しあわせの風景
私には妹がいて、妊娠中だ。
今年の年末には生まれる予定。
晴れて私もおじさんになる。
今日は初めて妊婦のお腹を触ることができた。
女友達が妊娠していた時はあったが、さすがに友達のお腹を触るのは気が引けて、今まで触ったことがなかった。
結構強い力で蹴ってくる!
感動した…
妊娠中は足がむくむらしいので、母が妹の足をマッサージしてあげていた。
そんな風景を見るだけで、涙がでそうになった。
私には職もなく、嫁も彼女もなく、金もない。
しかしそんなことは、とても些細なことなのだろう。
甥っ子が生まれてくると思うだけで、幸せを感じられる。
母の両親、つまり私の祖父母はもう他界している。
そんな母も初孫ができるわけだ。
今年生まれた人数や、今年亡くなった人数などの統計があるが、そんなものは赤の他人だから単純に増えた、減ったと言えるのだろう。

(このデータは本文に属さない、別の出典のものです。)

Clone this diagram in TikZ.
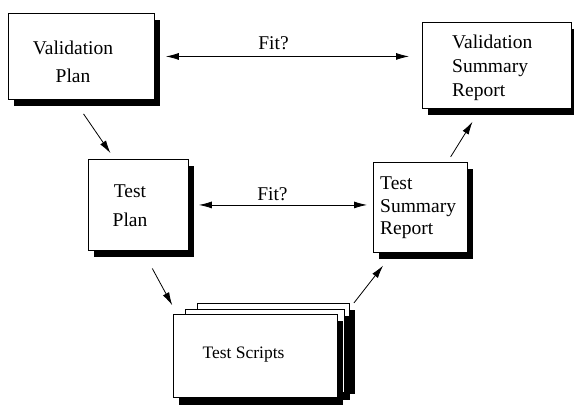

家族が亡くなり、家族が増える…その悲しみや喜びは数字で計れるようなものではない。
自殺やいじめ、事故、災害などで今年もたくさんの人が亡くなった。
そういったニュースをテレビで見る。
間違いなく、それはとてもつらいことだと感じる。
しかし、数日後には忘れてしまう。
彼ら、彼女らが私にとっては他人だからだ。
彼ら、彼女らを愛する人たちの悲しみは、どこへいくのだろうか。
私の抱えている悩みなど、ほとんど何の意味もないようなものだ。
しかし、本人たちにはどんなつらさを抱えているのか、傍目にはわからない場合もある。
しあわせの風景は、どこにあるのか。
どこにもないのか。
気付いていないだけなのか。
私にはその風景を想像することができる。
憎しみやつらさにとらわれた時でも、それを思い出すことができることが、強さなのだろうか。
幸せの風景がどこにもないと思っているのか。
見つけることを放棄しているのか。
どこにいっても見つからない時は、そっと目を閉じて、人は結局のところひとりなのだと思いだしてほしい。